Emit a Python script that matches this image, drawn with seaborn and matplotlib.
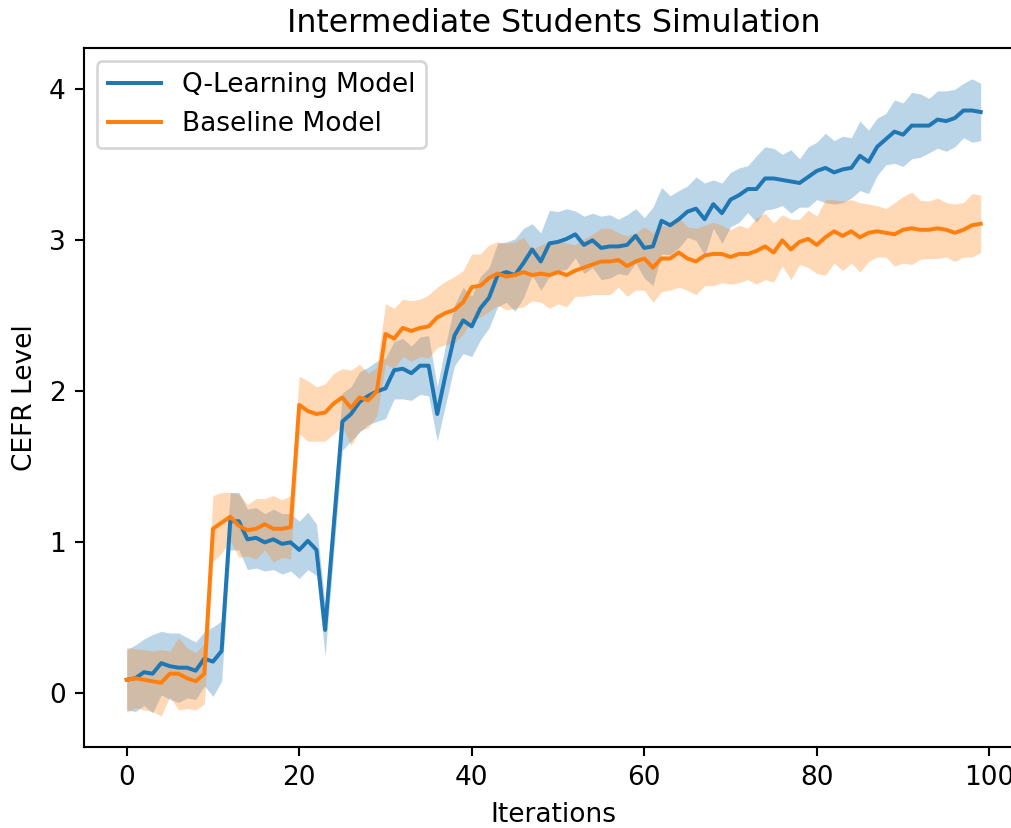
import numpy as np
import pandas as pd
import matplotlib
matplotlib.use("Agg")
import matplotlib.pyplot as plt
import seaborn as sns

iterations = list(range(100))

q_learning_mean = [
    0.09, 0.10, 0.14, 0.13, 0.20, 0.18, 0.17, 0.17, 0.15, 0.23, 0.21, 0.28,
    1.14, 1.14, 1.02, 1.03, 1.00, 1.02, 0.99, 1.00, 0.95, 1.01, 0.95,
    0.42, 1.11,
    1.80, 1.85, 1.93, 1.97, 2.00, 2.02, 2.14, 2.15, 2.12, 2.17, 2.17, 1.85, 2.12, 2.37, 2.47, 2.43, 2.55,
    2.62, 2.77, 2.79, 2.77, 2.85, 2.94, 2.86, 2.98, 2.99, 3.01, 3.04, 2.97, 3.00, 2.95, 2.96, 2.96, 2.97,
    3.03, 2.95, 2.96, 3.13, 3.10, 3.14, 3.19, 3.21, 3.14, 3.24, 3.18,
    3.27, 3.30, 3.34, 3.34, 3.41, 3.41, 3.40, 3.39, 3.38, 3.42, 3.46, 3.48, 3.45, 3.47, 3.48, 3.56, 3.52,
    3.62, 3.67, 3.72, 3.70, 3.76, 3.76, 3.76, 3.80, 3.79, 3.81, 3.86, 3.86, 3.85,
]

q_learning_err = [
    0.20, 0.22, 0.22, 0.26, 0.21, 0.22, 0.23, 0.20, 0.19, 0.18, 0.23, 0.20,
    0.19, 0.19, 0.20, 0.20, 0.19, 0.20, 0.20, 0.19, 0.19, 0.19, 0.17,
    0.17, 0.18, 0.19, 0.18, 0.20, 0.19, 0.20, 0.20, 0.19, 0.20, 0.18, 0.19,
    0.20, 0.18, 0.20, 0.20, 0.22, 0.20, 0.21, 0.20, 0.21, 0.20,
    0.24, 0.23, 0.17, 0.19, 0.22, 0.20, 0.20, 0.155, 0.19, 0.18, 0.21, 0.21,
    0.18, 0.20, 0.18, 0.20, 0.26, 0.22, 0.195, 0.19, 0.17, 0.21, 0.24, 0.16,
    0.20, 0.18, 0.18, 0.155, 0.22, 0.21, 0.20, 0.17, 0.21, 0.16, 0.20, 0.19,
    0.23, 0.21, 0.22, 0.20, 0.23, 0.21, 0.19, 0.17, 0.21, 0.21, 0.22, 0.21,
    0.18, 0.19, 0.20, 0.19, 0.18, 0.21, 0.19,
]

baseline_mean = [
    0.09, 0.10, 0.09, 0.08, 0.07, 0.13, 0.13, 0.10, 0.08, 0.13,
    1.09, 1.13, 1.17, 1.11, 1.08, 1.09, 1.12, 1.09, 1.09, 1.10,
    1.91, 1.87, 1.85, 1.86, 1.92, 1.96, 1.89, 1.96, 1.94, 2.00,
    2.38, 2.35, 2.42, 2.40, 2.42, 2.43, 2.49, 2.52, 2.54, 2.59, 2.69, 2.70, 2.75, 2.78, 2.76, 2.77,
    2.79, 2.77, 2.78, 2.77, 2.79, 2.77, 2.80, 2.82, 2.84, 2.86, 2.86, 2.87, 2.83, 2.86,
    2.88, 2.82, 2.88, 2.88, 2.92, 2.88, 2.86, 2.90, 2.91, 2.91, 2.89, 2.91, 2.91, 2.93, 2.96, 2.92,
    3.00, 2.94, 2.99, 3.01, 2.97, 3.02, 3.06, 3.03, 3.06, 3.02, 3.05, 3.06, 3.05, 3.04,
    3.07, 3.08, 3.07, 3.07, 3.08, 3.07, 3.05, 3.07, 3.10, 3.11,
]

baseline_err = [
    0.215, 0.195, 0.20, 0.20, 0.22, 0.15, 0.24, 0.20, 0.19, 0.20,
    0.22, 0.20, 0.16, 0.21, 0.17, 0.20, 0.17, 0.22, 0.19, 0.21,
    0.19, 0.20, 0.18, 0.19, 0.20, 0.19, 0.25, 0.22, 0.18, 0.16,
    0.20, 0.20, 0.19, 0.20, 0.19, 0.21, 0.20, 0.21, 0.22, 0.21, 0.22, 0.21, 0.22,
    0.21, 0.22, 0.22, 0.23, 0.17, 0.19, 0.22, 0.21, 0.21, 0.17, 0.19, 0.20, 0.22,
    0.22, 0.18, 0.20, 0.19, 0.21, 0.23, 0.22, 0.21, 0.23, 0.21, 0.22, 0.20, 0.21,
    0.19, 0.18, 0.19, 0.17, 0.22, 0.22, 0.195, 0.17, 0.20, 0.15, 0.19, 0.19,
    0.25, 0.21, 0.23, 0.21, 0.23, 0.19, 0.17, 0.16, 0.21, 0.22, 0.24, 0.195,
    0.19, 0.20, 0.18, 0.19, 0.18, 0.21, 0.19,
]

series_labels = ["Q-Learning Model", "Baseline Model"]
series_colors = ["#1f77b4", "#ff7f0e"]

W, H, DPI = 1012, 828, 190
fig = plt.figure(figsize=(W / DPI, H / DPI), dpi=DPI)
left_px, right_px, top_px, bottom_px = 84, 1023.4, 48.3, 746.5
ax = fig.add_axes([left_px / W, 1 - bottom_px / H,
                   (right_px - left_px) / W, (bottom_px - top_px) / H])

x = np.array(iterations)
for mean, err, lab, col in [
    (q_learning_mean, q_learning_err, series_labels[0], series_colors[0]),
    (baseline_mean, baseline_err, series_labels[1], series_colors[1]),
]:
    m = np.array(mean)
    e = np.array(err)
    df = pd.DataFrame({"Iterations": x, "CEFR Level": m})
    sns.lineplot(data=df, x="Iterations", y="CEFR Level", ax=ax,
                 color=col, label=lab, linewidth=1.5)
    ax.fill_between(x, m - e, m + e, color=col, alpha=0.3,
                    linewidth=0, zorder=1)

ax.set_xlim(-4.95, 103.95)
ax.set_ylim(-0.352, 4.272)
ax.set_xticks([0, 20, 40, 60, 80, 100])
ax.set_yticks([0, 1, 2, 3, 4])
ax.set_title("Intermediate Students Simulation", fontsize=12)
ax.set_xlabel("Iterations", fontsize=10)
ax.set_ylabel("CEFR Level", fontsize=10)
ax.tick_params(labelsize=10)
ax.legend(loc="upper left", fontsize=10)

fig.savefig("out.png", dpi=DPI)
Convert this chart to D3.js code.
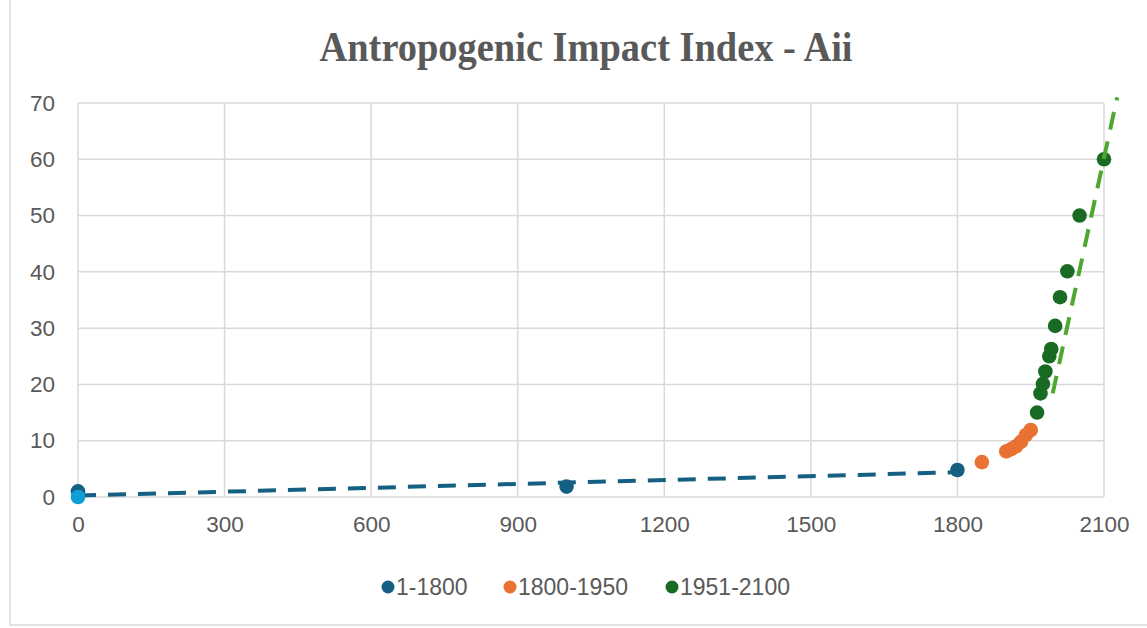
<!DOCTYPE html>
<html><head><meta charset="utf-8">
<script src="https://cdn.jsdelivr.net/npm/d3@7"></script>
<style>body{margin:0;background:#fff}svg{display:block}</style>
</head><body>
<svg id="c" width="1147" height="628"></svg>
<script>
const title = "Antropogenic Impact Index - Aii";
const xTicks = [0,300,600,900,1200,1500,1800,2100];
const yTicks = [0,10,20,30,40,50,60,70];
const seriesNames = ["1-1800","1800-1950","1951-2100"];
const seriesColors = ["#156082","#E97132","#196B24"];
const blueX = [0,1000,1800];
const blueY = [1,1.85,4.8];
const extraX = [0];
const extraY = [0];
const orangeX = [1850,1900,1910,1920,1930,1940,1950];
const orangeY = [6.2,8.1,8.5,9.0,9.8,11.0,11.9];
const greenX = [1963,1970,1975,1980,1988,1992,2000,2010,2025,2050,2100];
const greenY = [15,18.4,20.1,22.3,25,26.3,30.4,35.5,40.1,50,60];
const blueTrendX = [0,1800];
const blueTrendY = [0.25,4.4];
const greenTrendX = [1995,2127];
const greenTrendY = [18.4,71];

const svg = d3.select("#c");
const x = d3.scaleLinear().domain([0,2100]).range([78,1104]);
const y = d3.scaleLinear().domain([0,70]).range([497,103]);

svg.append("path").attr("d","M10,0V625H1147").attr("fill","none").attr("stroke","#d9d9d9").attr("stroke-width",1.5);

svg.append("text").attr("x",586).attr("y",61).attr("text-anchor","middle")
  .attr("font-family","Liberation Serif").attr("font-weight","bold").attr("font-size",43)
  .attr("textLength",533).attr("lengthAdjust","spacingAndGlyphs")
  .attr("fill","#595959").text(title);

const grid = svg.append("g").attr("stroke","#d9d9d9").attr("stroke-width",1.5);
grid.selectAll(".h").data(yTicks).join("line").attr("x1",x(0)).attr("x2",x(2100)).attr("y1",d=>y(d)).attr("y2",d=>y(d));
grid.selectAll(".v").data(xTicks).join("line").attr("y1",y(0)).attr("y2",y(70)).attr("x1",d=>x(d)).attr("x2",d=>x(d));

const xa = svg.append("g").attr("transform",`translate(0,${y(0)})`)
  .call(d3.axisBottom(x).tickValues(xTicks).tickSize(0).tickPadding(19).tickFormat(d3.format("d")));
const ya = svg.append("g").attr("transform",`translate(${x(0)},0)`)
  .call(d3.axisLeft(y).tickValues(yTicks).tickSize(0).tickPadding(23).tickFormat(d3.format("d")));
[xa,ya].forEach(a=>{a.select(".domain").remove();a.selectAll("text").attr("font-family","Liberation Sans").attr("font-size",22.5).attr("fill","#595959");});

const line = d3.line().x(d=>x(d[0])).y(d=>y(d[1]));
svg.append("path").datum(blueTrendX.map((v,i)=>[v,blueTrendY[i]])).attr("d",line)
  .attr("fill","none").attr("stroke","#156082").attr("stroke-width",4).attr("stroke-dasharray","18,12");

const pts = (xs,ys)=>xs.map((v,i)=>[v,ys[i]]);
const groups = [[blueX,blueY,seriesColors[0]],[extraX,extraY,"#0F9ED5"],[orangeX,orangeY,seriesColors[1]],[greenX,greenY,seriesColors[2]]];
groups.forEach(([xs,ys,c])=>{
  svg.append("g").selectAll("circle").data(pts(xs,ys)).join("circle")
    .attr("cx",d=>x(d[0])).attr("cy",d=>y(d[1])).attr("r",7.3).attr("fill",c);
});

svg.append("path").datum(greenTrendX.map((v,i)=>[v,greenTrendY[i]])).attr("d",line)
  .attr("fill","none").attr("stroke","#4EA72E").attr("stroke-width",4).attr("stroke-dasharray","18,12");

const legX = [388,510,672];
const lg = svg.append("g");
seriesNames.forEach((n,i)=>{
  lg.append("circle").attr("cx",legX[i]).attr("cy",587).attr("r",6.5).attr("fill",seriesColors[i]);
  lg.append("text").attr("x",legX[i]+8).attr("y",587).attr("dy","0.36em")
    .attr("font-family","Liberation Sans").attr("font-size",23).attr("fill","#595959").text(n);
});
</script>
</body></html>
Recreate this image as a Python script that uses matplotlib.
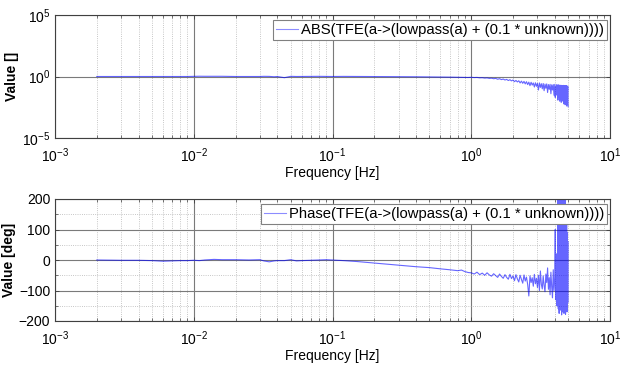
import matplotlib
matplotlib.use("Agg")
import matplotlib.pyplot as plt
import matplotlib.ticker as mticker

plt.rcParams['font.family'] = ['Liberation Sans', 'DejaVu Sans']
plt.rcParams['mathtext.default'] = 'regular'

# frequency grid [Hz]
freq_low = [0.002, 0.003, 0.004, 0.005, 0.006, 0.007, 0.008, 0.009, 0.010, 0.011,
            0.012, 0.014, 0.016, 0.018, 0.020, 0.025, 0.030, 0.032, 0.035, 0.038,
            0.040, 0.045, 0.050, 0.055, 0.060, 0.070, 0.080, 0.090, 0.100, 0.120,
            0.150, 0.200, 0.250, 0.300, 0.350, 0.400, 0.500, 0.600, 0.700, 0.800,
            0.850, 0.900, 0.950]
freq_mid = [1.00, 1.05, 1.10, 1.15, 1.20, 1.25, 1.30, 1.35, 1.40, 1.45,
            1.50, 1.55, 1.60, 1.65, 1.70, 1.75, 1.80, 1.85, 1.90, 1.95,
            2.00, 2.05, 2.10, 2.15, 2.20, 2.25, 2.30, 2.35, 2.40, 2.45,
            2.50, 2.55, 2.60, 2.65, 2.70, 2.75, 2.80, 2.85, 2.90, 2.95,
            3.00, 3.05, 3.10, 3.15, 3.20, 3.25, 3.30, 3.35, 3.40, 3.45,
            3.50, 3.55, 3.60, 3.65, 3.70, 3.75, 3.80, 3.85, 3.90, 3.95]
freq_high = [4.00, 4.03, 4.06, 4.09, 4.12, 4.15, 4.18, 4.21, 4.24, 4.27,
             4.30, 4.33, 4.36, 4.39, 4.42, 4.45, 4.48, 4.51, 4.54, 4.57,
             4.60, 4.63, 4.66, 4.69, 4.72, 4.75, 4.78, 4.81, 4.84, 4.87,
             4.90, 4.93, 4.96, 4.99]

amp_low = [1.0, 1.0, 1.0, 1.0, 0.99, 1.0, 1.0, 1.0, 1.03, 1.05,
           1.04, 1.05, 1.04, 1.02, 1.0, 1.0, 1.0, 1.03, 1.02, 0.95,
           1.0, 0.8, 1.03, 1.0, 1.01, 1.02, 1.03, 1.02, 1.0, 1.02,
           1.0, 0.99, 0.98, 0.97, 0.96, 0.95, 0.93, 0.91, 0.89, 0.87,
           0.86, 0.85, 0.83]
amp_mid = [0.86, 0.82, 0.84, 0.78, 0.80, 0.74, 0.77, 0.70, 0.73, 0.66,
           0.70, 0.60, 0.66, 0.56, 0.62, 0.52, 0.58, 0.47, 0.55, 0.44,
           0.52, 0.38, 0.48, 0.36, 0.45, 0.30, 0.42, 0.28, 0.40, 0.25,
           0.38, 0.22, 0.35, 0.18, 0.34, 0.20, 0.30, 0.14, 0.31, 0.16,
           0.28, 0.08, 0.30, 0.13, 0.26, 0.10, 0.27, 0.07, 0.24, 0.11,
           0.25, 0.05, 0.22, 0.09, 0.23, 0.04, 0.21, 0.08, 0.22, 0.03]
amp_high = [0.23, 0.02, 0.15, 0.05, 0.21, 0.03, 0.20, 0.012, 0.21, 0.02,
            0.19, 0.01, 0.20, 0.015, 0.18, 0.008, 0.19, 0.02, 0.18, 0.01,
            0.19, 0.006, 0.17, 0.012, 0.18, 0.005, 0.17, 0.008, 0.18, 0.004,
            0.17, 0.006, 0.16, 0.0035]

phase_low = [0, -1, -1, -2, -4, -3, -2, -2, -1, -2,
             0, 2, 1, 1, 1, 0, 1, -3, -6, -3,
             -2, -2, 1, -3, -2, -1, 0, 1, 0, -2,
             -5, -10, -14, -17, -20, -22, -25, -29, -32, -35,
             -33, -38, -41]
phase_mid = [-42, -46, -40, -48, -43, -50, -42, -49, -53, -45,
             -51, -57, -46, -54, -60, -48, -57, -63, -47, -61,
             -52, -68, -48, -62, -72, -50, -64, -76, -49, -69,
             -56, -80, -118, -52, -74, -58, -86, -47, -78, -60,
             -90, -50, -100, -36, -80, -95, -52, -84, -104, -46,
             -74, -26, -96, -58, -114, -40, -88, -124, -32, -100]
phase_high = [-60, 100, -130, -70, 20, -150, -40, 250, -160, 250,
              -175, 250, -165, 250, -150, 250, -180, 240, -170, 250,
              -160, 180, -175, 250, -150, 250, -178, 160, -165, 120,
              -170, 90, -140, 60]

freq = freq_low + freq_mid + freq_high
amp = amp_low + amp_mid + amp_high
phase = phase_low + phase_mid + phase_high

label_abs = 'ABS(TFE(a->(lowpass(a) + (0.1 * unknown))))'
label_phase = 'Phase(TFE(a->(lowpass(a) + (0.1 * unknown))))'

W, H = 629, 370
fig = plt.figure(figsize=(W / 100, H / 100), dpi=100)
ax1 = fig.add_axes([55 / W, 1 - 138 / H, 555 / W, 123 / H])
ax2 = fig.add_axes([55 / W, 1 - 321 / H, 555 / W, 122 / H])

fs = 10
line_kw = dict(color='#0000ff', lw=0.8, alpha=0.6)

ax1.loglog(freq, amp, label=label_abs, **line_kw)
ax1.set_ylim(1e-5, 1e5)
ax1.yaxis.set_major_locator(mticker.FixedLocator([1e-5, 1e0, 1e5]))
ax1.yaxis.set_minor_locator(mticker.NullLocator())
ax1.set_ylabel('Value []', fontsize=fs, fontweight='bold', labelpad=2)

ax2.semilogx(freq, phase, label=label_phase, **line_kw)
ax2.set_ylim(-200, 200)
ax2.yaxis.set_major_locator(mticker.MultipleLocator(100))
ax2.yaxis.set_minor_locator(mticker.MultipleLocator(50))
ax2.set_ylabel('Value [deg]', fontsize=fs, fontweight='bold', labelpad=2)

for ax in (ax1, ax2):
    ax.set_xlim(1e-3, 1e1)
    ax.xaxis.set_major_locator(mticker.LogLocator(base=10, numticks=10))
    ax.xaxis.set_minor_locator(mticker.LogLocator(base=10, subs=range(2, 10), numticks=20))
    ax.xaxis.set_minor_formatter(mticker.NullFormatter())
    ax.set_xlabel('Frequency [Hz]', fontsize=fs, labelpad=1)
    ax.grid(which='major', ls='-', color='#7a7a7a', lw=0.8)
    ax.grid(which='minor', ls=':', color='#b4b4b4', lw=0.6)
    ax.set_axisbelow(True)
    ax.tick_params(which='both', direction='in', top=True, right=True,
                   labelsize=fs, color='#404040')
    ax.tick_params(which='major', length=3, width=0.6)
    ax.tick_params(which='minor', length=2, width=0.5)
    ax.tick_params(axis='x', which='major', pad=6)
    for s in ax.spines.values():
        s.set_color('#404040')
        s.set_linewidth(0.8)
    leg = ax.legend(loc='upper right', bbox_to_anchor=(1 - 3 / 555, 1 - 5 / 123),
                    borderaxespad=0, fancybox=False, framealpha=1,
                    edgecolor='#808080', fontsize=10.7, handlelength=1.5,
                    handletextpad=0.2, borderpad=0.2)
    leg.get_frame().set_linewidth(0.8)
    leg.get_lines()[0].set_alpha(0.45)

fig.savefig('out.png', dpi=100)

To be done.
Return the material line for line, from its beginning to the line that contains "iterations = list(range(100))", with the pictures left out.

Task response.
Emit a Python script that matches this image, drawn with seaborn and matplotlib.
import numpy as np
import pandas as pd
import matplotlib
matplotlib.use("Agg")
import matplotlib.pyplot as plt
import seaborn as sns

iterations = list(range(100))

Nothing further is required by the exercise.